SOCIAL RESPONSIBILITY
"A New Way of Doing Things…"


"Social responsibility is an ethical or ideological theory that an entity - whether it is a government, corporation, organization or individual - has a responsibility to society at large." (Wikipedia)
 

Social Responsibility – A New Way of Looking at Supporting the Disadvantaged

Global Public Health Innovations (GPHI) is a corporation dedicated to conducting interventions based on social responsibility. At GPHI, this means our interventions are based on values that ensure social responsibility rather than assistance dependency. "Assistance dependency" essentially means that communities have given up on their own abilities and have stopped believing they can help themselves. Social responsibility, on the other hand, calls upon the responsibility that individuals, companies, corporations, agencies/organizations (e.g., CBO's and NGO's), governments, and foundations have towards society as a whole.
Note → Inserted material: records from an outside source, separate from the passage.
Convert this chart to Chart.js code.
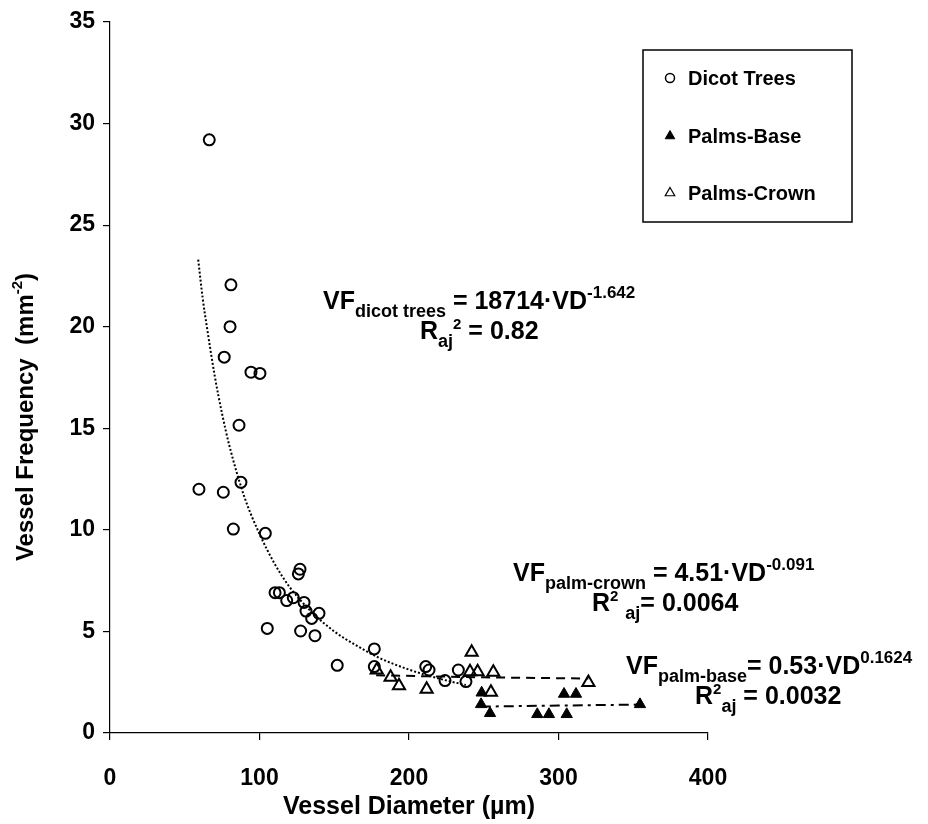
<!DOCTYPE html>
<html>
<head>
<meta charset="utf-8">
<script src="https://cdn.jsdelivr.net/npm/chart.js@4.4.0/dist/chart.umd.min.js"></script>
<style>
  html, body { margin: 0; padding: 0; background: #fff; }
</style>
</head>
<body>
<canvas id="chart" width="928" height="824"></canvas>
<script>
// data
var dicotX = [66.4, 80.9, 80.3, 76.4, 94.3, 100.3, 86.3, 87.6, 59.5, 75.8, 82.5, 103.9, 127.1, 126.0, 110.4, 113.3, 118.2, 122.6, 129.8, 131.1, 134.9, 139.8, 105.2, 127.5, 137.1, 152.0, 176.8, 176.8, 211.2, 213.4, 224.1, 233.0, 238.1];
var dicotY = [29.2, 22.06, 20.0, 18.5, 17.76, 17.7, 15.15, 12.34, 12.0, 11.85, 10.04, 9.83, 8.06, 7.83, 6.91, 6.91, 6.52, 6.66, 6.43, 6.0, 5.64, 5.89, 5.15, 5.02, 4.79, 3.33, 4.14, 3.27, 3.27, 3.1, 2.58, 3.1, 2.53];

var baseX = [248.6, 248.2, 254.2, 285.8, 293.6, 303.7, 311.7, 305.5, 354.5];
var baseY = [1.98, 1.41, 0.97, 0.92, 0.92, 1.92, 1.92, 0.92, 1.41];

var crownX = [178.4, 187.7, 193.3, 211.8, 240.8, 241.9, 245.9, 254.8, 256.4, 320.0];
var crownY = [3.1, 2.74, 2.33, 2.15, 3.02, 3.97, 3.02, 2.0, 2.99, 2.48];

// fitted lines as traced on the figure
var dicotFitX = [59, 62, 65, 70, 75, 80, 90, 100, 110, 120, 135, 150, 165, 180, 200, 220, 238];
var dicotFitY = [23.3, 21.4, 19.9, 17.6, 15.7, 14.1, 11.6, 9.8, 8.35, 7.2, 5.95, 5.0, 4.3, 3.7, 3.12, 2.68, 2.36];
var crownFitX = [178, 250, 320];
var crownFitY = [2.84, 2.74, 2.68];
var baseFitX = [248, 300, 355];
var baseFitY = [1.30, 1.35, 1.40];

var xTicks = [0, 100, 200, 300, 400];
var yTicks = [0, 5, 10, 15, 20, 25, 30, 35];

var legendNames = ['Dicot Trees', 'Palms-Base', 'Palms-Crown'];

function toPoints(xs, ys) {
    return xs.map(function(x, i) { return {x: x, y: ys[i]}; });
}

var FONT = '"Liberation Sans", Arial, sans-serif';

// draw a line of text made of pieces: [text, size, shift]
function drawPieces(ctx, x, y, pieces) {
    pieces.forEach(function(p) {
        ctx.font = 'bold ' + p[1] + 'px ' + FONT;
        ctx.fillText(p[0], x, y + (p[2] || 0));
        x += ctx.measureText(p[0]).width;
    });
}

var equations = [
    {x: 323, y: 309, pieces: [['VF', 25], ['dicot trees', 18, 8], [' = 18714\u00B7VD', 25], ['-1.642', 17, -11]]},
    {x: 420, y: 339, pieces: [['R', 25], ['aj', 18, 8], ['2', 15, -10], [' = 0.82', 25]]},
    {x: 513, y: 581, pieces: [['VF', 25], ['palm-crown', 18, 8], [' = 4.51\u00B7VD', 25], ['-0.091', 17, -11]]},
    {x: 592, y: 611, pieces: [['R', 25], ['2', 15, -10], [' ', 25], ['aj', 18, 8], ['= 0.0064', 25]]},
    {x: 626, y: 674, pieces: [['VF', 25], ['palm-base', 18, 8], ['= 0.53\u00B7VD', 25], ['0.1624', 17, -11]]},
    {x: 695, y: 704, pieces: [['R', 25], ['2', 15, -10], ['aj', 18, 8], [' = 0.0032', 25]]}
];

var extras = {
    id: 'extras',
    afterDraw: function(chart) {
        var ctx = chart.ctx;
        ctx.save();
        ctx.fillStyle = '#000';
        ctx.textBaseline = 'alphabetic';
        ctx.textAlign = 'left';
        equations.forEach(function(e) { drawPieces(ctx, e.x, e.y, e.pieces); });

        // axis titles
        ctx.save();
        ctx.translate(33, 417);
        ctx.rotate(-Math.PI / 2);
        var parts = [['Vessel Frequency  (mm', 24], ['-2', 15, -11], [')', 24]];
        var w = 0;
        parts.forEach(function(p) { ctx.font = 'bold ' + p[1] + 'px ' + FONT; w += ctx.measureText(p[0]).width; });
        drawPieces(ctx, -w / 2, 0, parts);
        ctx.restore();

        ctx.font = 'bold 25px ' + FONT;
        ctx.textAlign = 'center';
        ctx.fillText('Vessel Diameter (\u00B5m)', 409, 814);

        // legend box
        ctx.lineWidth = 1.5;
        ctx.strokeStyle = '#000';
        ctx.strokeRect(643, 50, 209, 172);
        ctx.textAlign = 'left';
        ctx.textBaseline = 'middle';
        ctx.font = 'bold 20px ' + FONT;
        var rows = [78, 136, 193];
        var styles = [
            {pointStyle: 'circle', radius: 4.5, borderWidth: 1.5, fill: false},
            {pointStyle: 'triangle', radius: 5.5, borderWidth: 1, fill: true},
            {pointStyle: 'triangle', radius: 5.5, borderWidth: 1.2, fill: false}
        ];
        legendNames.forEach(function(name, i) {
            var s = styles[i];
            ctx.fillStyle = s.fill ? '#000' : 'rgba(0,0,0,0)';
            ctx.strokeStyle = '#000';
            ctx.lineWidth = s.borderWidth;
            Chart.helpers.drawPoint(ctx, {pointStyle: s.pointStyle, radius: s.radius, borderWidth: s.borderWidth, rotation: 0}, 670, rows[i]);
            ctx.fillStyle = '#000';
            ctx.fillText(name, 688, rows[i] + 1);
        });
        ctx.restore();
    }
};

var ctx = document.getElementById('chart').getContext('2d');
var chart = new Chart(ctx, {
    type: 'scatter',
    data: {
        datasets: [
            {
                label: legendNames[0],
                data: toPoints(dicotX, dicotY),
                pointStyle: 'circle',
                pointRadius: 5.5,
                borderColor: '#000',
                backgroundColor: 'rgba(0,0,0,0)',
                borderWidth: 2
            },
            {
                label: legendNames[1],
                data: toPoints(baseX, baseY),
                pointStyle: 'triangle',
                pointRadius: 6.5,
                borderColor: '#000',
                backgroundColor: '#000',
                borderWidth: 1
            },
            {
                label: legendNames[2],
                data: toPoints(crownX, crownY),
                pointStyle: 'triangle',
                pointRadius: 7,
                borderColor: '#000',
                backgroundColor: 'rgba(0,0,0,0)',
                borderWidth: 2
            },
            {
                label: 'dicot fit',
                type: 'line',
                data: toPoints(dicotFitX, dicotFitY),
                showLine: true,
                pointRadius: 0,
                borderColor: '#000',
                borderWidth: 2,
                borderDash: [2, 2],
                cubicInterpolationMode: 'monotone',
                fill: false
            },
            {
                label: 'crown fit',
                type: 'line',
                data: toPoints(crownFitX, crownFitY),
                showLine: true,
                pointRadius: 0,
                borderColor: '#000',
                borderWidth: 2,
                borderDash: [9, 6],
                fill: false
            },
            {
                label: 'base fit',
                type: 'line',
                data: toPoints(baseFitX, baseFitY),
                showLine: true,
                pointRadius: 0,
                borderColor: '#000',
                borderWidth: 2,
                borderDash: [10, 5, 3, 5],
                fill: false
            }
        ]
    },
    options: {
        responsive: false,
        animation: false,
        layout: { padding: { top: 22, right: 220, left: 0, bottom: 0 } },
        plugins: {
            legend: { display: false },
            tooltip: { enabled: false }
        },
        scales: {
            x: {
                type: 'linear',
                min: 0,
                max: 400,
                afterFit: function(scale) { scale.height = 91; },
                afterBuildTicks: function(scale) { scale.ticks = xTicks.map(function(v) { return {value: v}; }); },
                ticks: {
                    color: '#000',
                    padding: 25,
                    font: { family: FONT, size: 23, weight: 'bold' }
                },
                grid: { drawOnChartArea: false, drawTicks: true, tickLength: 7, color: '#000', lineWidth: 1.2 },
                border: { color: '#000', width: 1.2 }
            },
            y: {
                type: 'linear',
                min: 0,
                max: 35,
                afterFit: function(scale) { scale.width = 110; },
                afterBuildTicks: function(scale) { scale.ticks = yTicks.map(function(v) { return {value: v}; }); },
                ticks: {
                    color: '#000',
                    padding: 8,
                    font: { family: FONT, size: 23, weight: 'bold' }
                },
                grid: { drawOnChartArea: false, drawTicks: true, tickLength: 7, color: '#000', lineWidth: 1.2 },
                border: { color: '#000', width: 1.2 }
            }
        }
    },
    plugins: [extras]
});
</script>
</body>
</html>
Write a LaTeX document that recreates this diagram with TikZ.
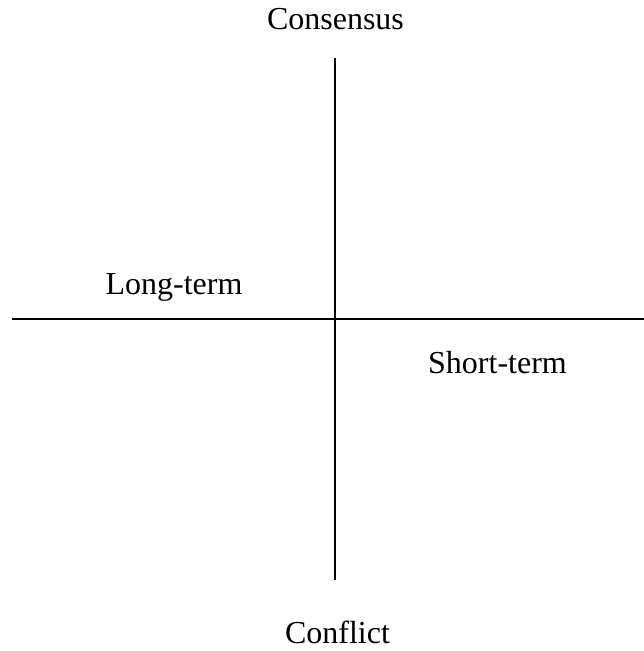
\documentclass[tikz,border=0pt]{standalone}
\usepackage{fontspec}
\setmainfont{Liberation Serif}
\begin{document}
\begin{tikzpicture}[x=1pt,y=1pt,
  lbl/.style={inner sep=0pt,anchor=base,font=\fontsize{32}{38}\selectfont},
  axis/.style={line width=2pt}]
\useasboundingbox (0,0) rectangle (644,651);
\node[lbl] (cons) at (335.5,621) {Consensus};
\node[lbl] (long) at (174,356) {Long-term};
\node[lbl] (short) at (497.5,277) {Short-term};
\node[lbl] (conf) at (337.5,8) {Conflict};
\coordinate (vt) at (335,593);
\coordinate (vb) at (335,71);
\coordinate (hl) at (12,331.5);
\coordinate (hr) at (644,331.5);
\draw[axis] (vt) -- (vb);
\draw[axis] (hl) -- (hr);
\end{tikzpicture}
\end{document}
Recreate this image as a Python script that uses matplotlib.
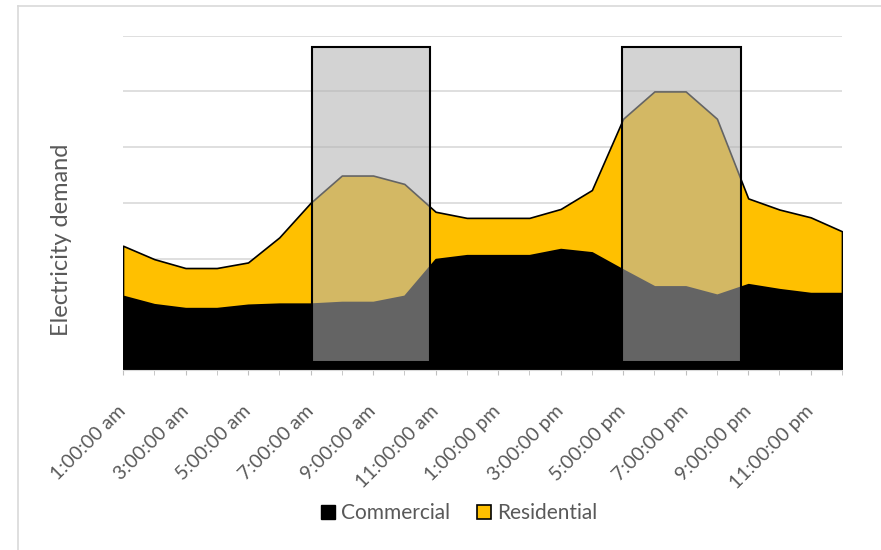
import matplotlib.pyplot as plt
from matplotlib.patches import Rectangle, Patch
from matplotlib.lines import Line2D

plt.rcParams['font.family'] = ['Lato', 'DejaVu Sans']

# hour of day (1 = 1:00 am ... 24 = midnight)
hours = list(range(1, 25))
commercial = [1.33, 1.18, 1.11, 1.11, 1.17, 1.19, 1.19, 1.22, 1.22, 1.33, 1.99, 2.06,
              2.06, 2.06, 2.17, 2.11, 1.80, 1.50, 1.50, 1.35, 1.54, 1.45, 1.38, 1.38]
residential = [0.90, 0.81, 0.72, 0.72, 0.76, 1.19, 1.81, 2.27, 2.27, 2.01, 0.85, 0.67,
               0.67, 0.67, 0.72, 1.12, 2.71, 3.50, 3.50, 3.16, 1.54, 1.43, 1.36, 1.11]
tick_labels = ['1:00:00 am', '3:00:00 am', '5:00:00 am', '7:00:00 am', '9:00:00 am',
               '11:00:00 am', '1:00:00 pm', '3:00:00 pm', '5:00:00 pm', '7:00:00 pm',
               '9:00:00 pm', '11:00:00 pm']
label_hours = hours[::2]
# peak windows (start hour, end hour)
peaks = [(7.04, 10.83), (16.96, 20.76)]

fig = plt.figure(figsize=(8.81, 5.5), dpi=100)
ax = fig.add_axes([0.1396, 0.3273, 0.8161, 0.6078])

ax.stackplot(hours, commercial, residential, colors=['#000000', '#FFC000'],
             edgecolor='black', linewidth=1.2, zorder=2)

for x0, x1 in peaks:
    ax.add_patch(Rectangle((x0, 0.15), x1 - x0, 5.65, facecolor='#B2B2B2', alpha=0.57,
                           edgecolor='none', zorder=3))
    ax.add_patch(Rectangle((x0, 0.15), x1 - x0, 5.65, facecolor='none',
                           edgecolor='black', linewidth=1.5, zorder=4))

ax.set_xlim(1, 24)
ax.set_ylim(0, 6)
ax.set_yticks(range(1, 7))
ax.set_yticklabels([])
ax.tick_params(axis='y', length=0)
ax.yaxis.grid(True, color='#D9D9D9', linewidth=1.2, zorder=0)
ax.set_axisbelow(True)

ax.set_xticks(hours, minor=True)
ax.set_xticks(label_hours)
ax.set_xticklabels(tick_labels, rotation=45, ha='right', va='center',
                   rotation_mode='anchor', fontsize=14, color='#595959')
ax.tick_params(axis='x', which='both', length=3.6, color='#BFBFBF', pad=24)

for s in ['top', 'right', 'left']:
    ax.spines[s].set_visible(False)
ax.spines['bottom'].set_color('#D9D9D9')
ax.spines['bottom'].set_zorder(5)

fig.text(62 / 881, 1 - 240 / 550, 'Electricity demand', rotation=90, fontsize=17,
         color='#595959', ha='center', va='center')

handles = [Patch(facecolor='#000000', edgecolor='#000000'),
           Patch(facecolor='#FFC000', edgecolor='#000000', linewidth=1.2)]
fig.legend(handles, ['Commercial', 'Residential'], loc='center', ncol=2,
           bbox_to_anchor=(459 / 881, 1 - 513 / 550), frameon=False, fontsize=15,
           labelcolor='#595959', handlelength=0.67, handleheight=0.67,
           handletextpad=0.3, columnspacing=1.3)

# chart border
fig.add_artist(Line2D([0.0199, 1.0], [0.989, 0.989], color='#D9D9D9', linewidth=1.2))
fig.add_artist(Line2D([0.0199, 0.0199], [0.0, 0.989], color='#D9D9D9', linewidth=1.2))

fig.savefig('out.png', dpi=100)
Assistance dependency is like a house built on an unstable foundation, it does not last! Rather it leads to short term impacts with few long term changes. Current literature points to the ineffectiveness of assistance dependency and calls for a new approach (Anderson 1999, Anderson and Woodrow 1998, Moyo 2009, Gill 2010). To this end, GPHI's initiatives are built on solid foundations. GPHI initially identifies existing capacities by recognizing that all humans, regardless of their plight, have capacities and that community ownership is required to sustain efforts. Ownership, however, is not a simple undertaking.

Through GPHI's 360° Village and Urban Innovations, we work with communities to ensure that support is relevant to the local population, is modified for local implementation based on needs, and is support that the local population is keen to implement. At GPHI, we:

  • Bring experience and expertise from diverse countries and settings worldwide.
  • Identify community capacities and encourage, support and validate their move to action.
  • Offer communities a plethora of options for moving ahead in a myriad of fields to tackle the challenges they have identified as most pressing.
  • Eliminate the possibility of donor dependency or aid/assistance dependency and ensure that the foundation for any support provided is solid from the beginning.
  • Work WITH communities not simply in communities.
  • Bring expertise in the form of trainings, capacity building, technical instructions, and side-by-side support.
  • Document progress made and challenges encountered in order to continually improve and measure achievements.